◆ **Given problem**
Below are some entries. Copy each line that holds the string "with".

>> BEGIN Exercise materials

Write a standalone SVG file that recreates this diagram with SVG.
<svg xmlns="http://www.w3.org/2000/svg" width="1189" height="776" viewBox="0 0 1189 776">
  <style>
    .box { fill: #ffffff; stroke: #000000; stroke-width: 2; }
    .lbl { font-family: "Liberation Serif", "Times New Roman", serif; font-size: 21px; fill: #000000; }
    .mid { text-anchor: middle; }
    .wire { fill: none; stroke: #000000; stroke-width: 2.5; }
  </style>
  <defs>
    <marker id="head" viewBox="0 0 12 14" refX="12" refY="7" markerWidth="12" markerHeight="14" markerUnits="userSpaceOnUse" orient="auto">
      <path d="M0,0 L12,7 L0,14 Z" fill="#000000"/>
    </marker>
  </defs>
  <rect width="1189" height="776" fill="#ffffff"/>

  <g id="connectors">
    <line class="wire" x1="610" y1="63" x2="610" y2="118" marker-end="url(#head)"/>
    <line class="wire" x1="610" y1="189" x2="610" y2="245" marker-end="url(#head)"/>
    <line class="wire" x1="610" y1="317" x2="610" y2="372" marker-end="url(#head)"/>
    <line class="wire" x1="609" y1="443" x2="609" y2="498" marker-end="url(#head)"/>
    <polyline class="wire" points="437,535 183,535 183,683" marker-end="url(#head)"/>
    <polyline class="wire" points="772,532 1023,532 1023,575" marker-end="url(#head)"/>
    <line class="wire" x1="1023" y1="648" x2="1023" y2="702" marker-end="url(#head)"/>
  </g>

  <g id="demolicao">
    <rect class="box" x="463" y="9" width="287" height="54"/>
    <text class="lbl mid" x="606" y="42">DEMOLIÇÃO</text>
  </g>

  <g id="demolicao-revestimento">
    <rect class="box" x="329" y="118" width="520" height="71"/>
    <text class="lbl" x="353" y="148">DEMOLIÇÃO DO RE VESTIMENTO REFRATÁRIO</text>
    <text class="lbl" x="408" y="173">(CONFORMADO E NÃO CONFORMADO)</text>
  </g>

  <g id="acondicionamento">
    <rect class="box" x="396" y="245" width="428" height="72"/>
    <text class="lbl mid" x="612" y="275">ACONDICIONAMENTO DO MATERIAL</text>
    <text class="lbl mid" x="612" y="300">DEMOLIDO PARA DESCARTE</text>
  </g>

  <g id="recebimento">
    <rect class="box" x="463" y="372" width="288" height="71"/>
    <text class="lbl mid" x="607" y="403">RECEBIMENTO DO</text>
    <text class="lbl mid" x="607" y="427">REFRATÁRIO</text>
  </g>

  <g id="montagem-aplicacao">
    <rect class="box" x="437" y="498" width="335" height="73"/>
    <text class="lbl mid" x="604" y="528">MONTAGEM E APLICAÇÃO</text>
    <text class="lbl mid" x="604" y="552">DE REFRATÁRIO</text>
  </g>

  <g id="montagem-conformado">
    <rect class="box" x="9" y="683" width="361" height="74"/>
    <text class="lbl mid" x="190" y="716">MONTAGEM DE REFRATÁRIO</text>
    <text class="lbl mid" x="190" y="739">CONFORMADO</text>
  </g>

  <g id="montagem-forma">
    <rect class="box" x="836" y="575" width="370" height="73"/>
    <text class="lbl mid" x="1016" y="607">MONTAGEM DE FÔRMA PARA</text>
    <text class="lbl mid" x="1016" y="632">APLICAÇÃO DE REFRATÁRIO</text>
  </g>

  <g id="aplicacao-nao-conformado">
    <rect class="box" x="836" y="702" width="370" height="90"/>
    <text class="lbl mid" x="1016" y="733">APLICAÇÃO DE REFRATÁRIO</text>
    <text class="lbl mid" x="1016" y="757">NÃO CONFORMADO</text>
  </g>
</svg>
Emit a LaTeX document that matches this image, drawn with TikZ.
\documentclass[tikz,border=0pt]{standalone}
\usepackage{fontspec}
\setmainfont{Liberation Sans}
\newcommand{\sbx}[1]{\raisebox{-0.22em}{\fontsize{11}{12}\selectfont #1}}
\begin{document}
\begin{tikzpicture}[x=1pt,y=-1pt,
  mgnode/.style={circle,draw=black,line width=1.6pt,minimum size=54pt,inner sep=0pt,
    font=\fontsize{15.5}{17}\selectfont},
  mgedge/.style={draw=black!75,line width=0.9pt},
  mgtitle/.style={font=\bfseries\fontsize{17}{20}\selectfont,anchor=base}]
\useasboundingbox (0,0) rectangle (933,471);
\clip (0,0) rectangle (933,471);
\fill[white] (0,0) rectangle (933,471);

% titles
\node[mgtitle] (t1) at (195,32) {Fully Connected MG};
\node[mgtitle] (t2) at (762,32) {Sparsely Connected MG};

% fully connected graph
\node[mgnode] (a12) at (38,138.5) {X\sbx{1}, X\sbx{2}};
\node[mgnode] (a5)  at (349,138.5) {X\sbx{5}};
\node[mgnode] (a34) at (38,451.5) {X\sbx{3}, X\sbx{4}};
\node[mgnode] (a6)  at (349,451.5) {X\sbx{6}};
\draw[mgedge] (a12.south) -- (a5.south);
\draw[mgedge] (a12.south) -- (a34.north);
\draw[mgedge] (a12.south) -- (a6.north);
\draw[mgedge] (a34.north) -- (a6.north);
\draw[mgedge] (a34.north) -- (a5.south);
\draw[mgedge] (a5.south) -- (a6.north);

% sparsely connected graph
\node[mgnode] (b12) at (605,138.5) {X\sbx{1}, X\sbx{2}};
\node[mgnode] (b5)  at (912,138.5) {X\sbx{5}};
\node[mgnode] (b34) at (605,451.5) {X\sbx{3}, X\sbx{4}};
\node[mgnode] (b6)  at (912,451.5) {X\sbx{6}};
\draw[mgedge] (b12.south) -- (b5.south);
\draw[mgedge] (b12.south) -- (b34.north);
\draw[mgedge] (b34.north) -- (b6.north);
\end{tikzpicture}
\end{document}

>> END Exercise materials
>> BEGIN Exercise materials

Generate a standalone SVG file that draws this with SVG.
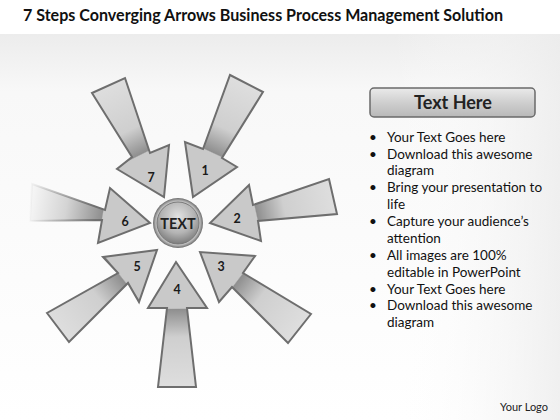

>> END Exercise materials
>> BEGIN Exercise materials

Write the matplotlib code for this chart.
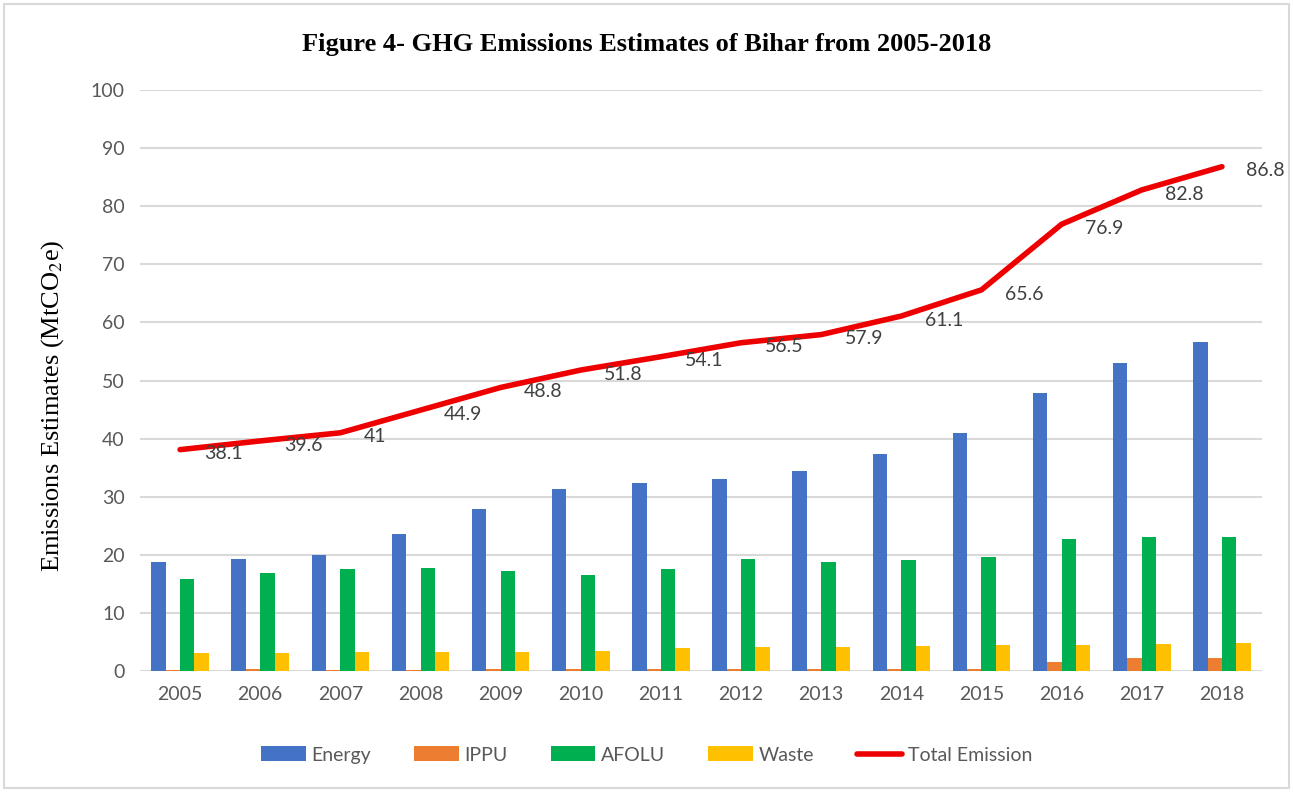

>> END Exercise materials

◆ **Result of this exercise**
Write a standalone SVG file that recreates this diagram with SVG.
Emit a LaTeX document that matches this image, drawn with TikZ.
Generate a standalone SVG file that draws this with SVG.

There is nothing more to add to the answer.